Record first/last active date for cell IDs
Over time, new cells will be added to a mobile network and old cells removed. This means that the content of the infrastructure.cells table needs to be periodically updated to remain current.
Updating cell locations has a number of impacts:
- Cell locations may be provided for cells that were first active many months ago, meaning that previously-unlocatable CDR events from an indeterminate time ago may become locatable.
- Often, we may want to define cell clusters (or other cell groupings) based on only the cells that were active during a certain period. This information is not always readily available in
infrastructure.cells(while we would hope to receive locations for all new cells that become active, we may not know when those cells were added, or that a previously-active cell has been removed from the network). - Sometimes, it can be useful to identify short-lived cell IDs (those that only appear in the CDR over a short period) to help with quality-checking cell locations information.

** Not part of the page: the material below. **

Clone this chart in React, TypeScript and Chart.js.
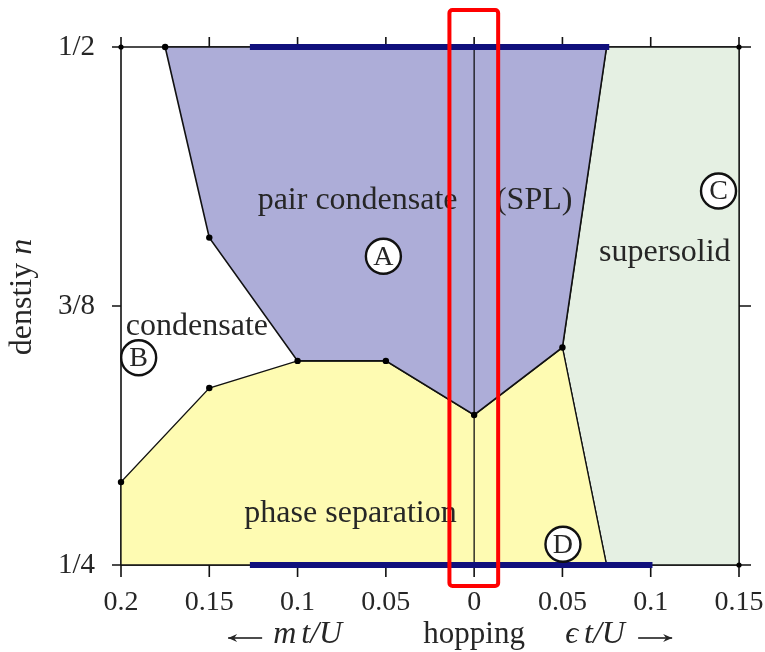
import React, { useEffect, useRef } from 'react';
import { Chart, registerables } from 'chart.js';

Chart.register(...registerables);

// ---- axes ----
const xMin = -0.2;
const xMax = 0.15;
const yMin = 0.25;
const yMax = 0.5;
const xTicks = [-0.2, -0.15, -0.1, -0.05, 0, 0.05, 0.1, 0.15];
const xTickLabels = ['0.2', '0.15', '0.1', '0.05', '0', '0.05', '0.1', '0.15'];
const yTicks = [0.25, 0.375, 0.5];
const yTickLabels = ['1/4', '3/8', '1/2'];

// ---- phase regions ----
// pair condensate (A): upper boundary region
const pairX = [-0.175, -0.15, -0.1, -0.05, 0, 0.05, 0.075, -0.175];
const pairY = [0.5, 0.408, 0.3485, 0.3485, 0.3224, 0.355, 0.5, 0.5];
// phase separation (lower region)
const sepX = [-0.2, -0.2, -0.15, -0.1, -0.05, 0, 0.05, 0.075, -0.2];
const sepY = [0.25, 0.29, 0.3354, 0.3485, 0.3485, 0.3224, 0.355, 0.25, 0.25];
// supersolid (C)
const solidX = [0.05, 0.075, 0.15, 0.15, 0.075, 0.05];
const solidY = [0.355, 0.5, 0.5, 0.25, 0.25, 0.355];
// computed points
const dotX = [-0.175, -0.15, -0.1, -0.05, 0, 0.05, -0.15, -0.2];
const dotY = [0.5, 0.408, 0.3485, 0.3485, 0.3224, 0.355, 0.3354, 0.29];
const cornerX = [-0.2, 0.15, 0.15];
const cornerY = [0.5, 0.5, 0.25];
// thick blue segments on the n = 1/2 and n = 1/4 lines
const blueTopX = [-0.127, 0.0765];
const blueTopY = [0.5, 0.5];
const blueBotX = [-0.127, 0.101];
const blueBotY = [0.25, 0.25];
// zero-hopping line
const zeroX = [0, 0];
const zeroY = [0.25, 0.5];

// ---- annotations ----
const regionTexts = ['pair condensate', '(SPL)', 'supersolid', 'condensate', 'phase separation'];
const regionTextX = [-0.066, 0.034, 0.108, -0.157, -0.07];
const regionTextY = [0.426, 0.426, 0.4006, 0.365, 0.275];
const circleLetters = ['A', 'B', 'C', 'D'];
const circleX = [-0.0514, -0.19, 0.1384, 0.0503];
const circleY = [0.399, 0.35, 0.4305, 0.26];
// highlight box around zero hopping
const boxX = [-0.014, 0.0136];
const boxY = [0.2399, 0.5179];

const pts = (xs: number[], ys: number[]) => xs.map((x, i) => ({ x, y: ys[i] }));

const SERIF = '"Liberation Serif", "DejaVu Serif", serif';
const TEXT = '#262626';

const framePlugin = {
  id: 'frame',
  beforeDatasetsDraw(chart: any) {
    const { ctx, scales } = chart;
    const x = scales.x;
    const y = scales.y;
    const L = x.getPixelForValue(xMin);
    const R = x.getPixelForValue(xMax);
    const T = y.getPixelForValue(yMax);
    const B = y.getPixelForValue(yMin);
    ctx.save();
    ctx.strokeStyle = '#111';
    ctx.lineWidth = 1.6;
    ctx.beginPath();
    ctx.moveTo(L - 9, T); ctx.lineTo(R + 12, T);
    ctx.moveTo(L - 9, B); ctx.lineTo(R + 12, B);
    ctx.moveTo(L, T); ctx.lineTo(L, B);
    ctx.moveTo(R, T); ctx.lineTo(R, B);
    xTicks.forEach((v) => {
      const px = x.getPixelForValue(v);
      ctx.moveTo(px, T - 10); ctx.lineTo(px, T);
      ctx.moveTo(px, B); ctx.lineTo(px, B + 12);
    });
    yTicks.forEach((v) => {
      const py = y.getPixelForValue(v);
      ctx.moveTo(L - 9, py); ctx.lineTo(L, py);
      ctx.moveTo(R, py); ctx.lineTo(R + 12, py);
    });
    ctx.stroke();
    ctx.restore();
  },
  afterDatasetsDraw(chart: any) {
    const { ctx, scales } = chart;
    const x = scales.x;
    const y = scales.y;
    ctx.save();
    // region names
    ctx.fillStyle = TEXT;
    ctx.font = `32px ${SERIF}`;
    ctx.textAlign = 'center';
    ctx.textBaseline = 'middle';
    regionTexts.forEach((t, i) => {
      ctx.fillText(t, x.getPixelForValue(regionTextX[i]), y.getPixelForValue(regionTextY[i]));
    });
    // circled letters
    circleLetters.forEach((t, i) => {
      const cx = x.getPixelForValue(circleX[i]);
      const cy = y.getPixelForValue(circleY[i]);
      ctx.beginPath();
      ctx.arc(cx, cy, 17.5, 0, Math.PI * 2);
      ctx.fillStyle = '#ffffff';
      ctx.fill();
      ctx.lineWidth = 2.4;
      ctx.strokeStyle = '#111';
      ctx.stroke();
      ctx.fillStyle = TEXT;
      ctx.font = `28px ${SERIF}`;
      ctx.fillText(t, cx, cy + 1);
    });
    // highlight box
    const bx0 = x.getPixelForValue(boxX[0]);
    const bx1 = x.getPixelForValue(boxX[1]);
    const by0 = y.getPixelForValue(boxY[1]);
    const by1 = y.getPixelForValue(boxY[0]);
    ctx.beginPath();
    (ctx as any).roundRect(bx0, by0, bx1 - bx0, by1 - by0, 3);
    ctx.lineWidth = 4;
    ctx.strokeStyle = '#ff0000';
    ctx.stroke();
    ctx.restore();
  },
  afterDraw(chart: any) {
    const { ctx, scales } = chart;
    const x = scales.x;
    const c0 = x.getPixelForValue(0);
    const base = 643;
    ctx.save();
    ctx.fillStyle = TEXT;
    ctx.strokeStyle = '#111';
    ctx.textBaseline = 'alphabetic';
    const arrow = (x0: number, x1: number, yy: number, dir: number) => {
      ctx.beginPath();
      ctx.lineWidth = 1.6;
      ctx.moveTo(x0, yy); ctx.lineTo(x1, yy);
      ctx.stroke();
      const tip = dir < 0 ? x0 : x1;
      ctx.beginPath();
      ctx.moveTo(tip, yy);
      ctx.lineTo(tip - dir * 9, yy - 4);
      ctx.lineTo(tip - dir * 6, yy);
      ctx.lineTo(tip - dir * 9, yy + 4);
      ctx.closePath();
      ctx.fill();
    };
    // left: <- m t/U
    arrow(c0 - 246, c0 - 212, 638, -1);
    ctx.textAlign = 'left';
    ctx.font = `italic 32px ${SERIF}`;
    ctx.fillText('m', c0 - 201, base);
    const mw = ctx.measureText('m').width;
    ctx.fillText('t/U', c0 - 201 + mw + 5, base);
    ctx.textAlign = 'center';
    ctx.font = `31px ${SERIF}`;
    ctx.fillText('hopping', c0, base);
    // right: eps t/U ->
    ctx.textAlign = 'left';
    ctx.font = `italic 32px ${SERIF}`;
    ctx.fillText('\u03F5', c0 + 91, base);
    const ew = ctx.measureText('\u03F5').width;
    ctx.fillText('t/U', c0 + 91 + ew + 6, base);
    arrow(c0 + 164, c0 + 198, 638, 1);
    // y title: denstiy n
    ctx.translate(31, 297);
    ctx.rotate(-Math.PI / 2);
    ctx.font = `32px ${SERIF}`;
    const w1 = ctx.measureText('denstiy ').width;
    ctx.font = `italic 32px ${SERIF}`;
    const w2 = ctx.measureText('n').width;
    const start = -(w1 + w2) / 2;
    ctx.textAlign = 'left';
    ctx.font = `32px ${SERIF}`;
    ctx.fillText('denstiy ', start, 0);
    ctx.font = `italic 32px ${SERIF}`;
    ctx.fillText('n', start + w1, 0);
    ctx.restore();
  },
};

export default function App() {
  const ref = useRef<HTMLCanvasElement | null>(null);
  useEffect(() => {
    document.body.style.margin = '0';
    const canvas = ref.current;
    if (!canvas) return;
    const border = '#111';
    const chart = new Chart(canvas, {
      type: 'scatter',
      data: {
        datasets: [
          {
            data: pts(solidX, solidY), showLine: true, fill: 'shape',
            backgroundColor: '#e5f0e3', borderColor: border, borderWidth: 1.3,
            pointRadius: 0, order: 10, clip: false,
          } as any,
          {
            data: pts(sepX, sepY), showLine: true, fill: 'shape',
            backgroundColor: '#fefbb2', borderColor: border, borderWidth: 1.3,
            pointRadius: 0, order: 9, clip: false,
          } as any,
          {
            data: pts(pairX, pairY), showLine: true, fill: 'shape',
            backgroundColor: '#adadd8', borderColor: border, borderWidth: 1.6,
            pointRadius: 0, order: 8, clip: false,
          } as any,
          {
            data: pts(zeroX, zeroY), showLine: true, borderColor: border, borderWidth: 1.3,
            pointRadius: 0, order: 7, clip: false,
          } as any,
          {
            data: pts(blueTopX, blueTopY), showLine: true, borderColor: '#10107c', borderWidth: 6,
            borderCapStyle: 'butt', pointRadius: 0, order: 6, clip: false,
          } as any,
          {
            data: pts(blueBotX, blueBotY), showLine: true, borderColor: '#10107c', borderWidth: 6,
            borderCapStyle: 'butt', pointRadius: 0, order: 5, clip: false,
          } as any,
          {
            data: pts(dotX, dotY), showLine: false, pointRadius: 3.2,
            pointBackgroundColor: '#000', pointBorderWidth: 0, order: 4, clip: false,
          } as any,
          {
            data: pts(cornerX, cornerY), showLine: false, pointRadius: 2.6,
            pointBackgroundColor: '#000', pointBorderWidth: 0, order: 3, clip: false,
          } as any,
        ],
      },
      options: {
        animation: false,
        responsive: false,
        devicePixelRatio: 1,
        events: [],
        layout: { padding: { top: 47, right: 26, left: 0, bottom: 0 } },
        plugins: { legend: { display: false }, tooltip: { enabled: false } },
        scales: {
          x: {
            type: 'linear', min: xMin, max: xMax,
            grid: { display: false, drawTicks: false },
            border: { display: false },
            afterBuildTicks: (s: any) => { s.ticks = xTicks.map((v) => ({ value: v })); },
            afterFit: (s: any) => { s.height = 87; s.paddingLeft = 0; s.paddingRight = 0; },
            ticks: {
              padding: 21, color: TEXT, maxRotation: 0, autoSkip: false,
              font: { family: SERIF, size: 28 },
              callback: (_v: any, i: number) => xTickLabels[i],
            },
          },
          y: {
            type: 'linear', min: yMin, max: yMax,
            grid: { display: false, drawTicks: false },
            border: { display: false },
            afterBuildTicks: (s: any) => { s.ticks = yTicks.map((v) => ({ value: v })); },
            afterFit: (s: any) => { s.width = 121; s.paddingTop = 0; s.paddingBottom = 0; },
            ticks: {
              padding: 26, color: TEXT, autoSkip: false,
              font: { family: SERIF, size: 29 },
              callback: (_v: any, i: number) => yTickLabels[i],
            },
          },
        },
      } as any,
      plugins: [framePlugin],
    });
    return () => chart.destroy();
  }, []);
  return (
    <div style={{ width: 765, height: 652, background: '#fff' }}>
      <canvas ref={ref} width={765} height={652} style={{ display: 'block' }} />
    </div>
  );
}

For all of these reasons (and probably more), it would be useful to keep an up-to-date record of all cell IDs seen in the CDR (regardless of whether they correspond to known cells in infrastructure.cells), with the dates that each was first/last active. We could keep this information in an events.cell_ids table, and update this on CDR ingestion via a new task in FlowETL (I'd hope this update wouldn't be too slow, but even if it is I don't think it should need to block making the new CDR available for analysis).